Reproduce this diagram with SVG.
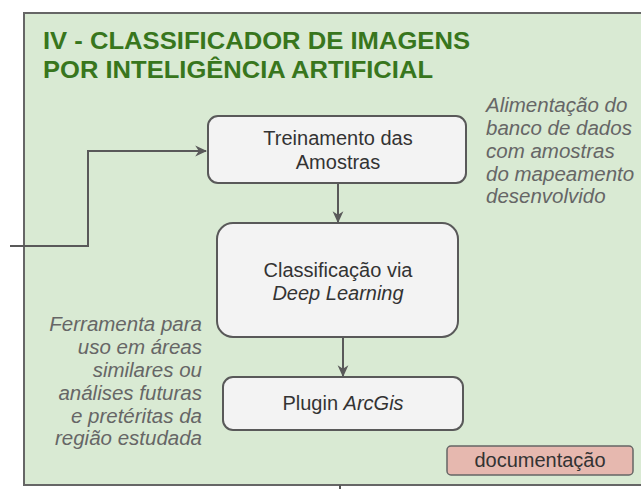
<svg xmlns="http://www.w3.org/2000/svg" width="641" height="489" viewBox="0 0 641 489">
<defs>
<marker id="arr" viewBox="0 0 10 10" refX="9" refY="5" markerWidth="12" markerHeight="12" markerUnits="userSpaceOnUse" orient="auto">
<path d="M0,0.5 L10,5 L0,9.5 L3,5 Z" fill="#595959"/>
</marker>
<style>
.frame{fill:#d9ead3;stroke:#666666;stroke-width:2}
.box{fill:#f3f3f3;stroke:#595959;stroke-width:2}
.doc{fill:#e6b8af;stroke:#666666;stroke-width:1.5}
.title{font-family:"Liberation Sans",Arial,sans-serif;font-weight:bold;font-size:24px;fill:#38761d}
.lbl{font-family:"Liberation Sans",Arial,sans-serif;font-size:20px;fill:#333333;text-anchor:middle}
.note{font-family:"Liberation Sans",Arial,sans-serif;font-size:20.5px;font-style:italic;fill:#666666}
.conn{fill:none;stroke:#595959;stroke-width:2}
</style>
</defs>
<rect width="641" height="489" fill="#ffffff"/>
<g id="frame">
<rect class="frame" x="24" y="13" width="630" height="472"/>
<text class="title" x="43" y="49" textLength="427" lengthAdjust="spacingAndGlyphs">IV - CLASSIFICADOR DE IMAGENS</text>
<text class="title" x="43" y="78" textLength="390" lengthAdjust="spacingAndGlyphs">POR INTELIGÊNCIA ARTIFICIAL</text>
</g>
<g id="connectors">
<path class="conn" d="M10,246 H88 V151 H206" marker-end="url(#arr)"/>
<path class="conn" d="M338,183 V222" marker-end="url(#arr)"/>
<path class="conn" d="M343,337 V376" marker-end="url(#arr)"/>
<path class="conn" d="M340,485 V489"/>
</g>
<g id="treinamento">
<rect class="box" x="208" y="116" width="258" height="67" rx="10"/>
<text class="lbl" x="338" y="145">Treinamento das</text>
<text class="lbl" x="338" y="169">Amostras</text>
</g>
<g id="classificacao">
<rect class="box" x="217" y="223" width="241" height="114" rx="16"/>
<text class="lbl" x="338" y="277">Classificação via</text>
<text class="lbl" x="338" y="300" font-style="italic">Deep Learning</text>
</g>
<g id="plugin">
<rect class="box" x="223" y="377" width="240" height="53" rx="10"/>
<text class="lbl" x="343" y="410">Plugin <tspan font-style="italic">ArcGis</tspan></text>
</g>
<g id="documentacao">
<rect class="doc" x="447" y="446" width="186" height="29" rx="4"/>
<text class="lbl" x="540" y="467">documentação</text>
</g>
<g id="nota-direita">
<text class="note" x="486" y="112">Alimentação do</text>
<text class="note" x="486" y="135">banco de dados</text>
<text class="note" x="486" y="158">com amostras</text>
<text class="note" x="486" y="181">do mapeamento</text>
<text class="note" x="486" y="203">desenvolvido</text>
</g>
<g id="nota-esquerda" text-anchor="end">
<text class="note" x="202" y="331">Ferramenta para</text>
<text class="note" x="202" y="354">uso em áreas</text>
<text class="note" x="202" y="377">similares ou</text>
<text class="note" x="202" y="400">análises futuras</text>
<text class="note" x="202" y="423">e pretéritas da</text>
<text class="note" x="202" y="445">região estudada</text>
</g>
</svg>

######

■ **STATED PROBLEM**
Omit the pictures, then quote the rest of the material above exactly.

■ **THE RESULT**
Reproduce this diagram with SVG.
<svg xmlns="http://www.w3.org/2000/svg" width="641" height="489" viewBox="0 0 641 489">
<defs>
<marker id="arr" viewBox="0 0 10 10" refX="9" refY="5" markerWidth="12" markerHeight="12" markerUnits="userSpaceOnUse" orient="auto">
<path d="M0,0.5 L10,5 L0,9.5 L3,5 Z" fill="#595959"/>
</marker>
<style>
.frame{fill:#d9ead3;stroke:#666666;stroke-width:2}
.box{fill:#f3f3f3;stroke:#595959;stroke-width:2}
.doc{fill:#e6b8af;stroke:#666666;stroke-width:1.5}
.title{font-family:"Liberation Sans",Arial,sans-serif;font-weight:bold;font-size:24px;fill:#38761d}
.lbl{font-family:"Liberation Sans",Arial,sans-serif;font-size:20px;fill:#333333;text-anchor:middle}
.note{font-family:"Liberation Sans",Arial,sans-serif;font-size:20.5px;font-style:italic;fill:#666666}
.conn{fill:none;stroke:#595959;stroke-width:2}
</style>
</defs>
<rect width="641" height="489" fill="#ffffff"/>
<g id="frame">
<rect class="frame" x="24" y="13" width="630" height="472"/>
<text class="title" x="43" y="49" textLength="427" lengthAdjust="spacingAndGlyphs">IV - CLASSIFICADOR DE IMAGENS</text>
<text class="title" x="43" y="78" textLength="390" lengthAdjust="spacingAndGlyphs">POR INTELIGÊNCIA ARTIFICIAL</text>
</g>
<g id="connectors">
<path class="conn" d="M10,246 H88 V151 H206" marker-end="url(#arr)"/>
<path class="conn" d="M338,183 V222" marker-end="url(#arr)"/>
<path class="conn" d="M343,337 V376" marker-end="url(#arr)"/>
<path class="conn" d="M340,485 V489"/>
</g>
<g id="treinamento">
<rect class="box" x="208" y="116" width="258" height="67" rx="10"/>
<text class="lbl" x="338" y="145">Treinamento das</text>
<text class="lbl" x="338" y="169">Amostras</text>
</g>
<g id="classificacao">
<rect class="box" x="217" y="223" width="241" height="114" rx="16"/>
<text class="lbl" x="338" y="277">Classificação via</text>
<text class="lbl" x="338" y="300" font-style="italic">Deep Learning</text>
</g>
<g id="plugin">
<rect class="box" x="223" y="377" width="240" height="53" rx="10"/>
<text class="lbl" x="343" y="410">Plugin <tspan font-style="italic">ArcGis</tspan></text>
</g>
<g id="documentacao">
<rect class="doc" x="447" y="446" width="186" height="29" rx="4"/>
<text class="lbl" x="540" y="467">documentação</text>
</g>
<g id="nota-direita">
<text class="note" x="486" y="112">Alimentação do</text>
<text class="note" x="486" y="135">banco de dados</text>
<text class="note" x="486" y="158">com amostras</text>
<text class="note" x="486" y="181">do mapeamento</text>
<text class="note" x="486" y="203">desenvolvido</text>
</g>
<g id="nota-esquerda" text-anchor="end">
<text class="note" x="202" y="331">Ferramenta para</text>
<text class="note" x="202" y="354">uso em áreas</text>
<text class="note" x="202" y="377">similares ou</text>
<text class="note" x="202" y="400">análises futuras</text>
<text class="note" x="202" y="423">e pretéritas da</text>
<text class="note" x="202" y="445">região estudada</text>
</g>
</svg>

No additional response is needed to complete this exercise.